2. The preparation method of a light metal/boron carbide composite material of claim 1, wherein the aluminum powder and magnesium powder are spherical, and the light metal powder has an average particle size of 1 to 100 microns.

3. The preparation method of a light metal/boron carbide composite material of claim 1, wherein the pretreatment mixing process of step (A) uses a high-speed mixer, which has a rotation speed of more than or equal to 300 rpm and a running time of more than or equal to 1 minute, for mixing.

4. The preparation method of a light metal/boron carbide composite material of claim 1, wherein the vacuum cold isostatic pressing molding puts the precursor into a vacuum package mold for proceeding with a cold isostatic pressing process, so that the precursor is molded by isostatic pressing to form the light metal/boron carbide compound green body.
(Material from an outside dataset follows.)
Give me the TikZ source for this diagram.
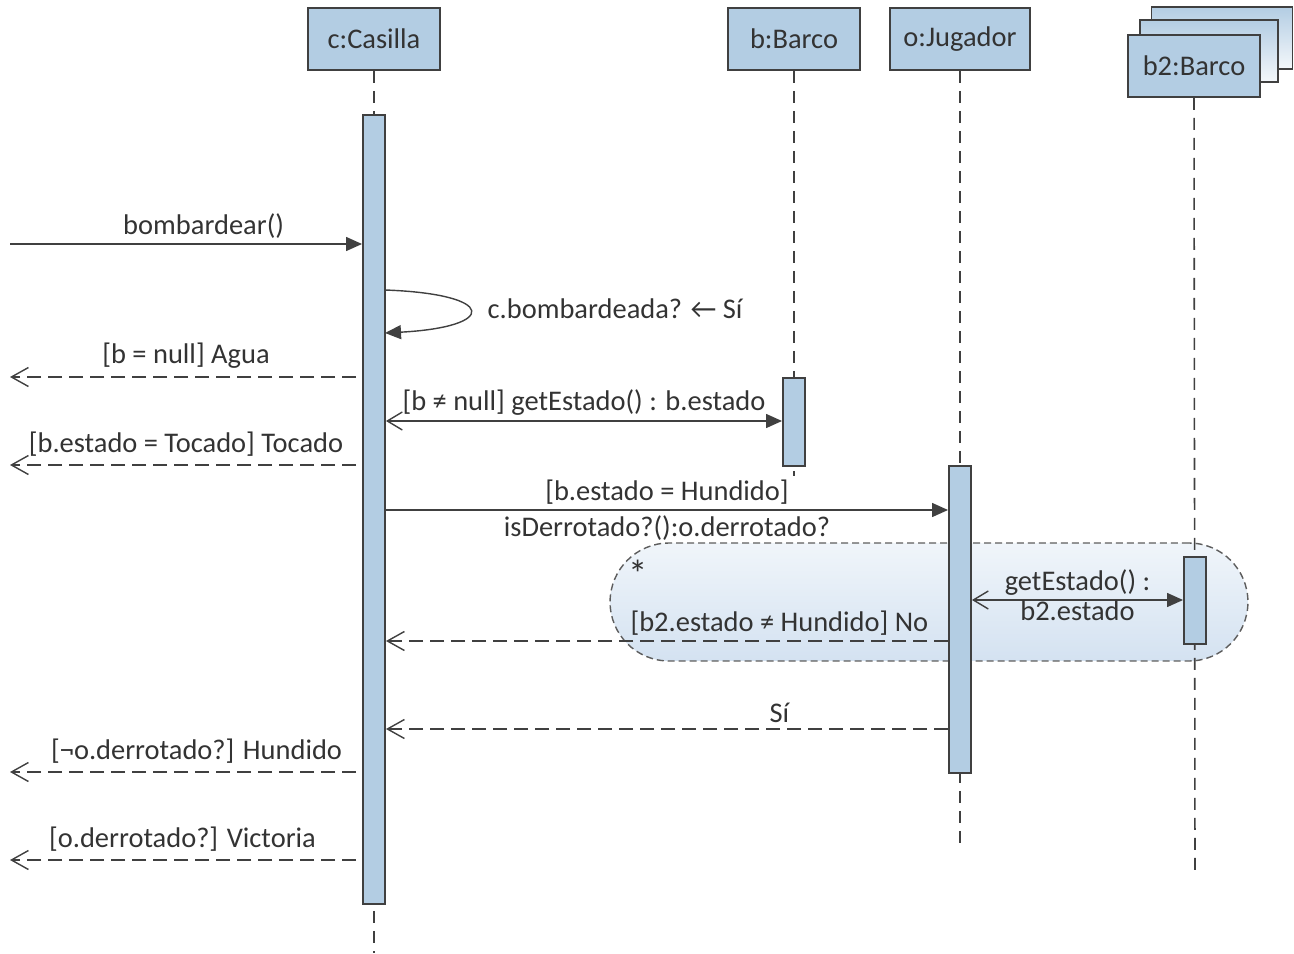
\documentclass[tikz,border=0pt]{standalone}
\usepackage{fontspec}
\setmainfont{Carlito}
\usetikzlibrary{arrows.meta,positioning}

\definecolor{boxblue}{RGB}{179,205,227}
\definecolor{linegray}{RGB}{64,64,64}
\definecolor{textgray}{RGB}{51,51,51}
\definecolor{looptop}{RGB}{240,245,250}
\definecolor{loopbot}{RGB}{212,226,241}

\tikzset{
  obj/.style={rectangle, draw=linegray, line width=1.1pt, fill=boxblue, minimum width=2.64cm, minimum height=1.24cm, text=textgray},
  act/.style={rectangle, draw=linegray, line width=1.1pt, fill=boxblue, minimum width=0.44cm, inner sep=0pt},
  life/.style={draw=linegray, line width=0.9pt, dash pattern=on 0.24cm off 0.16cm},
  call/.style={draw=linegray, line width=0.8pt, -{Triangle[length=0.32cm,width=0.28cm]}},
  sync/.style={draw=linegray, line width=0.8pt, {Straight Barb[length=0.3cm,width=0.36cm]}-{Triangle[length=0.32cm,width=0.28cm]}},
  ret/.style={draw=linegray, line width=0.8pt, dash pattern=on 0.28cm off 0.14cm, -{Straight Barb[length=0.34cm,width=0.38cm]}},
  outret/.style={ret, shorten <=0.12cm},
  lbl/.style={text=textgray, inner sep=3pt},
  outlbl/.style={lbl, inner sep=4.5pt},
  loopbox/.style={rectangle, draw=linegray!85, line width=0.8pt, dash pattern=on 0.14cm off 0.08cm, top color=looptop, bottom color=loopbot, rounded corners=1.18cm},
}

\begin{document}
\begin{tikzpicture}[x=0.02cm, y=-0.02cm, font=\fontsize{16.2}{19}\selectfont]
  \useasboundingbox (0,0) rectangle (1294,953);

  % loop fragment
  \node[loopbox, minimum width=12.76cm, minimum height=2.36cm] (loop) at (929,602) {};
  \node[lbl, font=\fontsize{22}{24}\selectfont, inner sep=0pt] (star) at (638,574) {*};

  % participants
  \node[obj] (casilla) at (374,39) {c:Casilla};
  \node[obj] (barco) at (794,39) {b:Barco};
  \node[obj, minimum width=2.8cm] (jugador) at (960,39) {o:Jugador};
  \node[obj, minimum width=2.82cm, top color=boxblue, bottom color=boxblue!15] (barcos3) at (1222,38) {};
  \node[obj, minimum width=2.76cm, top color=boxblue, bottom color=boxblue!15] (barcos2) at (1209,51) {};
  \node[obj] (barcos) at (1194,66) {b2:Barco};

  % lifelines
  \coordinate (casillaEnd) at (374,953);
  \coordinate (barcoEnd) at (794,476);
  \coordinate (jugadorEnd) at (960,848);
  \coordinate (barcosEnd) at (1195,874);
  \draw[life] (casilla.south) -- (casillaEnd);
  \draw[life] (barco.south) -- (barcoEnd);
  \draw[life] (jugador.south) -- (jugadorEnd);
  \draw[life] (barcos.south) -- (barcosEnd);

  % activations
  \node[act, minimum height=15.78cm] (actC) at (374,509.5) {};
  \node[act, minimum height=1.76cm] (actB) at (794,422) {};
  \node[act, minimum height=6.14cm] (actO) at (960,619.5) {};
  \node[act, minimum height=1.74cm] (actB2) at (1195,600.5) {};

  % gates on the left border
  \coordinate (gIn) at (10,244);
  \coordinate (gAgua) at (10,377);
  \coordinate (gTocado) at (10,465);
  \coordinate (gHundido) at (10,772);
  \coordinate (gVictoria) at (10,860);

  % message rows
  \coordinate (rSelfA) at (385,290);
  \coordinate (rSelfB) at (385,333);
  \coordinate (rB) at (0,421);
  \coordinate (rO) at (0,510);
  \coordinate (rB2) at (0,600);
  \coordinate (rNo) at (0,641);
  \coordinate (rSi) at (0,729);

  \draw[call] (gIn) -- (gIn -| actC.west) node[lbl, pos=0.55, above] {bombardear()};

  \draw[call] (rSelfA) .. controls (498,294) and (498,327) .. (rSelfB);
  \node[lbl, anchor=west] (selfLbl) at (482,309) {c.bombardeada? ← Sí};

  \draw[outret] (gAgua -| actC.west) -- (gAgua) node[outlbl, midway, above] {[b = null] Agua};

  \draw[sync] (rB -| actC.east) -- (rB -| actB.west) node[lbl, midway, above] {[b ≠ null] getEstado() : b.estado};

  \draw[outret] (gTocado -| actC.west) -- (gTocado) node[outlbl, midway, above] {[b.estado = Tocado] Tocado};

  \draw[call] (rO -| actC.east) -- (rO -| actO.west)
    node[lbl, midway, above] {[b.estado = Hundido]}
    node[lbl, midway, below] {isDerrotado?():o.derrotado?};

  \draw[sync] (rB2 -| actO.east) -- (rB2 -| actB2.west)
    node[lbl, inner sep=2pt, midway, above] {getEstado() :}
    node[lbl, inner sep=0pt, midway, below] {b2.estado};

  \draw[ret] (rNo -| actO.west) -- (rNo -| actC.east) node[lbl, pos=0.3, above] {[b2.estado ≠ Hundido] No};

  \draw[ret] (rSi -| actO.west) -- (rSi -| actC.east) node[lbl, pos=0.3, above] {Sí};

  \draw[outret] (gHundido -| actC.west) -- (gHundido) node[outlbl, pos=0.47, above] {[¬o.derrotado?] Hundido};

  \draw[outret] (gVictoria -| actC.west) -- (gVictoria) node[outlbl, pos=0.51, above] {[o.derrotado?] Victoria};
\end{tikzpicture}
\end{document}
5. The preparation method of a light metal/boron carbide composite material of claim 1, wherein the microwave irradiation uses a microwave output power of more than or equal to 1950 W, a microwave irradiation time between 1 and 14 hours, and a vacuum degree of more than or equal to 1×10⁻²torr.

6. The preparation method of a light metal/boron carbide composite material of claim 1, wherein the hot rolling treatment uses a hot rolling temperature of more than or equal to 500° C.